Par Roland Gori
De nos jours, le premier service que l’industrie apporte au
client est de tout schématiser pour lui. À partir de ce moment-là une
nouvelle colonisation des esprits, par l’extension du langage de la
technique et de l’économie à l’humain menace son humanité même.
L'humain se transforme en « capital » que l’on doit exploiter comme
« ressources », et auquel on apprend à « gérer » ses émotions, son
deuil, ses « habiletés sociales », ses « compétences cognitives », au
prétexte d’accroître ses « performances » et sa « compétitivité ». La
vie devient un champ de courses avec ses « handicaps », ses départs, ses
« deuxièmes chances » et son arrivée. Si la vie devient un champ de
course, alors à la manière d’Aragon on peut dire que « vivre n’est plus
qu’un stratagème », que « l’avenir ne sera plus qu’un recommencement »
et que l’homme tombe malade, malade de la logique et de la raison
instrumentale, fonctionnelle. Le divertissement lui-même prolonge le
travail, reproduit sa fragmentation, son automatisation, son aliénation,
dans les dispositifs de la marchandise et du spectacle. C’est ce
profond désarroi, subjectif autant que social, qui fabrique aujourd’hui
un nouveau malaise de la civilisation, pétri de peurs, de désespoirs et
d’ennui, qu’annonçait déjà Aragon lorsqu’il écrivait dans Le Cahier
noir : « voici précisément venir le temps de la grande résignation
humaine. Le travail-dieu trouve à son insu des prêtres. La paresse est
punie de mort. À l’orient mystique, on institue le culte des machines.
Les madones d’aujourd’hui sont des motobatteuses. À l’horizon, dans les
panaches laborieux des cités ouvrières, le miracle nimbé s’en va en
fumée. Personne ne laissera plus à personne une chance unique de salut.

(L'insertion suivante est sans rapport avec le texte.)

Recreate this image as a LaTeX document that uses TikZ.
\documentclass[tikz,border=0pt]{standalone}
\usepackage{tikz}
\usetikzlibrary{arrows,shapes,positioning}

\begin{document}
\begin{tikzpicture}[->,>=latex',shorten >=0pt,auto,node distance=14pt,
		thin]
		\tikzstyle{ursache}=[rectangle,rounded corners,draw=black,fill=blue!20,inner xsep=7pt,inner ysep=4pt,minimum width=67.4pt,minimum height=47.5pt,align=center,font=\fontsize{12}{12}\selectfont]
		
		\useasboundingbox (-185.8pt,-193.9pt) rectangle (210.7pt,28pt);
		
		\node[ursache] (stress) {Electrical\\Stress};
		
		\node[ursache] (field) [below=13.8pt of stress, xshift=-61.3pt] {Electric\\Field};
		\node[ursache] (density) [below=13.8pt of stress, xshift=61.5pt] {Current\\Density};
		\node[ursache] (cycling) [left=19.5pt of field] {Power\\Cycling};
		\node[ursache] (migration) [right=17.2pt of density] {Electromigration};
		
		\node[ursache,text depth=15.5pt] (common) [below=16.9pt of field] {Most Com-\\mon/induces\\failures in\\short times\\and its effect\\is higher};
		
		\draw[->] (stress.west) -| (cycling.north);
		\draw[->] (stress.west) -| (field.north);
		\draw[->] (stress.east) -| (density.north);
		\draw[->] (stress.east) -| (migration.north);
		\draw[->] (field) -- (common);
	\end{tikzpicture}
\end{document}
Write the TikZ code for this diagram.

Elle sonne, l’heure du grand contrôle universel. […] Je vois grandir
autour de moi des enfants qui me méprisent. Ils connaissent déjà le prix
d’une automobile. Ils ne jouent jamais aux voleurs. »
C’est cette « noyade sans exaltation », comme il la nomme, qui fait
aujourd’hui de l’homme un « capital humain, voilà le grand dogme qui
somnole au fond de toutes ces cervelles. On ne s’en rend pas compte,
mais cela revient à cela. » Ces lignes écrites au cours des années 1920
n’ont pas pris une ride. Il suffit de changer le mot « motobatteuse »
par « algorithme », « automobile » par « I-Pad » et tout y est. Les
universitaires n’ont plus d’autre choix que d’être comme l’exigeait
Madame Pécresse des « produisants » Nous sommes bien ici dans cette
société de la marchandise et du spectacle analysée par Guy Debord
écrivant : « là où le monde réel se change en simples images, les
simples images deviennent des êtres réels, et les motivations
efficientes d’un comportement hypnotique ». Dans cette civilisation des
mœurs « le vrai est un moment du faux. » Dans cette mythologie de la
raison instrumentale, Aragon dévoile ce qu’il nomme « un tragique
moderne », c’est-à-dire « une espèce de grand volant qui tourne et qui
n’est pas dirigé par la main. » Et si le volant n’est pas dirigé par la
main, c’est, et je cite encore l’Aragon du Paysan de Paris, parce que :
« L’homme a délégué son activité aux machines. Il s’est départi pour
elles de la faculté de penser. » Dans une telle société de l’ennui et de
la résignation, on est tous prisonniers, prisonniers de l’argent qu’on a
ou de celui qui manque, et la totalité de la vie sociale et intime se
trouve occupée, confisquée, par le spectre de la finance. À la misère
matérielle du peuple à laquelle Aragon fut toujours sensible, s’ajoute
la misère affective de la bourgeoisie.